- _Supplied data_:
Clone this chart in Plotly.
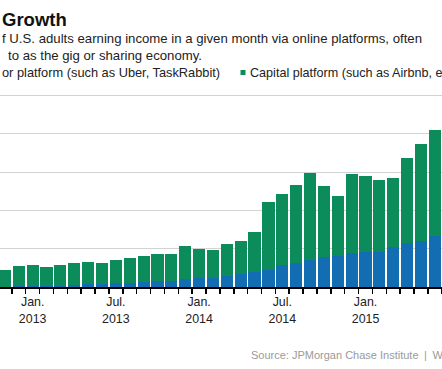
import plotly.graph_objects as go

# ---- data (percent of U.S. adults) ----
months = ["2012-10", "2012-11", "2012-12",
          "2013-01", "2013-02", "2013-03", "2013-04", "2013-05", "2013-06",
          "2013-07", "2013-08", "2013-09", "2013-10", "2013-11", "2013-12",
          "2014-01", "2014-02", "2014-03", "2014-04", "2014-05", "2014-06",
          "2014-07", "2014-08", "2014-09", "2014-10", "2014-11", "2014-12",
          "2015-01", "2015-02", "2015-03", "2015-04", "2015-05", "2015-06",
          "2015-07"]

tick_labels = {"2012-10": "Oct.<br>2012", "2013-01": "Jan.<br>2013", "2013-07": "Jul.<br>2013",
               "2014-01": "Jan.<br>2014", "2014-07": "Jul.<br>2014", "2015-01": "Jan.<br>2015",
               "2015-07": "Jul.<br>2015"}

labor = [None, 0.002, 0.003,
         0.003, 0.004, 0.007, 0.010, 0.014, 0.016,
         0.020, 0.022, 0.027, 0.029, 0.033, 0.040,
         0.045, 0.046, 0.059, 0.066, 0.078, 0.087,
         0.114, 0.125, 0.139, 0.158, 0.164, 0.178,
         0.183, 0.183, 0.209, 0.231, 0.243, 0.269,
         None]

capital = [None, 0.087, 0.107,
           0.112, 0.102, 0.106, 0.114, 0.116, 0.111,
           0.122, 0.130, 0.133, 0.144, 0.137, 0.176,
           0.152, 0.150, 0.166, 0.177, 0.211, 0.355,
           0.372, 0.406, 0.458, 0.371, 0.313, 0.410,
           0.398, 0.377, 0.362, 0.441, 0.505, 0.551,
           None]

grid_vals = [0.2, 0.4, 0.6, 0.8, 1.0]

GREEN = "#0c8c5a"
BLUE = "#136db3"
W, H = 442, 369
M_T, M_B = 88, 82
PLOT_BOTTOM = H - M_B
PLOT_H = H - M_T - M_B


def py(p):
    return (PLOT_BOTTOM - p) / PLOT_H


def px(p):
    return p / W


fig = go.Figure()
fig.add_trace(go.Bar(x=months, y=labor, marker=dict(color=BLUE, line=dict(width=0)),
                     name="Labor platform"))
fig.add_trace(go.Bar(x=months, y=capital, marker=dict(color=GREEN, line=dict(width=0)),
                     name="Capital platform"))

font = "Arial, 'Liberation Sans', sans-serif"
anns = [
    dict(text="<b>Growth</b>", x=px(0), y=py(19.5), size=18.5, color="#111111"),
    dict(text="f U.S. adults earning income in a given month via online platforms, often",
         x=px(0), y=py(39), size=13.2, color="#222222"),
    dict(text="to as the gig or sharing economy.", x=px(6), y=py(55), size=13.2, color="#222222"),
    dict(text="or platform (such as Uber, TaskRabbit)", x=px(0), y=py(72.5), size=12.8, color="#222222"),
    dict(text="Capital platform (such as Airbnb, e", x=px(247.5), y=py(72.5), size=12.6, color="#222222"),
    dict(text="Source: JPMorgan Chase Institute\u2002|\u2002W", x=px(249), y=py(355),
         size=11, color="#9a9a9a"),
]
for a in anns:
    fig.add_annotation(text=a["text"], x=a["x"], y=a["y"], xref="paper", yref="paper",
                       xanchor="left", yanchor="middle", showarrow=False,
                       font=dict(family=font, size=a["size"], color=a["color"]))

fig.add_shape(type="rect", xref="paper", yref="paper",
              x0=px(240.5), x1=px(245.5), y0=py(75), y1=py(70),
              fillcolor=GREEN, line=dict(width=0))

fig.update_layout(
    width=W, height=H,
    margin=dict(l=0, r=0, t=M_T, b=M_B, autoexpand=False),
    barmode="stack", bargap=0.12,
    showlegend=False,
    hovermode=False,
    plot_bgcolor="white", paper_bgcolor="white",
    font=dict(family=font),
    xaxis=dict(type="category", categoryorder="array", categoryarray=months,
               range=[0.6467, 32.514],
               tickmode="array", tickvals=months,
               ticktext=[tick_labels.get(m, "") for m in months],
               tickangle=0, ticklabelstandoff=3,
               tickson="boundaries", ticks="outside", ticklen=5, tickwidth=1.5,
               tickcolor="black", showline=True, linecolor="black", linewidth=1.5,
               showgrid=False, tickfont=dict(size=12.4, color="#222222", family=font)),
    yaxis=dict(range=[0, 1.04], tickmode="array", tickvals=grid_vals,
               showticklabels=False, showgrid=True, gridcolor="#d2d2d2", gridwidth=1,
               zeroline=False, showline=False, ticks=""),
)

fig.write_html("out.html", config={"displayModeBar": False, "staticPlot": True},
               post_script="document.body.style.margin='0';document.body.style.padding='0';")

- _Task brief_: Transcribe the material exactly, and leave out whatever pictures it holds.

- _Written solution_:
Clone this chart in Plotly.
import plotly.graph_objects as go

# ---- data (percent of U.S. adults) ----
months = ["2012-10", "2012-11", "2012-12",
          "2013-01", "2013-02", "2013-03", "2013-04", "2013-05", "2013-06",
          "2013-07", "2013-08", "2013-09", "2013-10", "2013-11", "2013-12",
          "2014-01", "2014-02", "2014-03", "2014-04", "2014-05", "2014-06",
          "2014-07", "2014-08", "2014-09", "2014-10", "2014-11", "2014-12",
          "2015-01", "2015-02", "2015-03", "2015-04", "2015-05", "2015-06",
          "2015-07"]

tick_labels = {"2012-10": "Oct.<br>2012", "2013-01": "Jan.<br>2013", "2013-07": "Jul.<br>2013",
               "2014-01": "Jan.<br>2014", "2014-07": "Jul.<br>2014", "2015-01": "Jan.<br>2015",
               "2015-07": "Jul.<br>2015"}

labor = [None, 0.002, 0.003,
         0.003, 0.004, 0.007, 0.010, 0.014, 0.016,
         0.020, 0.022, 0.027, 0.029, 0.033, 0.040,
         0.045, 0.046, 0.059, 0.066, 0.078, 0.087,
         0.114, 0.125, 0.139, 0.158, 0.164, 0.178,
         0.183, 0.183, 0.209, 0.231, 0.243, 0.269,
         None]

capital = [None, 0.087, 0.107,
           0.112, 0.102, 0.106, 0.114, 0.116, 0.111,
           0.122, 0.130, 0.133, 0.144, 0.137, 0.176,
           0.152, 0.150, 0.166, 0.177, 0.211, 0.355,
           0.372, 0.406, 0.458, 0.371, 0.313, 0.410,
           0.398, 0.377, 0.362, 0.441, 0.505, 0.551,
           None]

grid_vals = [0.2, 0.4, 0.6, 0.8, 1.0]

GREEN = "#0c8c5a"
BLUE = "#136db3"
W, H = 442, 369
M_T, M_B = 88, 82
PLOT_BOTTOM = H - M_B
PLOT_H = H - M_T - M_B


def py(p):
    return (PLOT_BOTTOM - p) / PLOT_H


def px(p):
    return p / W


fig = go.Figure()
fig.add_trace(go.Bar(x=months, y=labor, marker=dict(color=BLUE, line=dict(width=0)),
                     name="Labor platform"))
fig.add_trace(go.Bar(x=months, y=capital, marker=dict(color=GREEN, line=dict(width=0)),
                     name="Capital platform"))

font = "Arial, 'Liberation Sans', sans-serif"
anns = [
    dict(text="<b>Growth</b>", x=px(0), y=py(19.5), size=18.5, color="#111111"),
    dict(text="f U.S. adults earning income in a given month via online platforms, often",
         x=px(0), y=py(39), size=13.2, color="#222222"),
    dict(text="to as the gig or sharing economy.", x=px(6), y=py(55), size=13.2, color="#222222"),
    dict(text="or platform (such as Uber, TaskRabbit)", x=px(0), y=py(72.5), size=12.8, color="#222222"),
    dict(text="Capital platform (such as Airbnb, e", x=px(247.5), y=py(72.5), size=12.6, color="#222222"),
    dict(text="Source: JPMorgan Chase Institute\u2002|\u2002W", x=px(249), y=py(355),
         size=11, color="#9a9a9a"),
]
for a in anns:
    fig.add_annotation(text=a["text"], x=a["x"], y=a["y"], xref="paper", yref="paper",
                       xanchor="left", yanchor="middle", showarrow=False,
                       font=dict(family=font, size=a["size"], color=a["color"]))

fig.add_shape(type="rect", xref="paper", yref="paper",
              x0=px(240.5), x1=px(245.5), y0=py(75), y1=py(70),
              fillcolor=GREEN, line=dict(width=0))

fig.update_layout(
    width=W, height=H,
    margin=dict(l=0, r=0, t=M_T, b=M_B, autoexpand=False),
    barmode="stack", bargap=0.12,
    showlegend=False,
    hovermode=False,
    plot_bgcolor="white", paper_bgcolor="white",
    font=dict(family=font),
    xaxis=dict(type="category", categoryorder="array", categoryarray=months,
               range=[0.6467, 32.514],
               tickmode="array", tickvals=months,
               ticktext=[tick_labels.get(m, "") for m in months],
               tickangle=0, ticklabelstandoff=3,
               tickson="boundaries", ticks="outside", ticklen=5, tickwidth=1.5,
               tickcolor="black", showline=True, linecolor="black", linewidth=1.5,
               showgrid=False, tickfont=dict(size=12.4, color="#222222", family=font)),
    yaxis=dict(range=[0, 1.04], tickmode="array", tickvals=grid_vals,
               showticklabels=False, showgrid=True, gridcolor="#d2d2d2", gridwidth=1,
               zeroline=False, showline=False, ticks=""),
)

fig.write_html("out.html", config={"displayModeBar": False, "staticPlot": True},
               post_script="document.body.style.margin='0';document.body.style.padding='0';")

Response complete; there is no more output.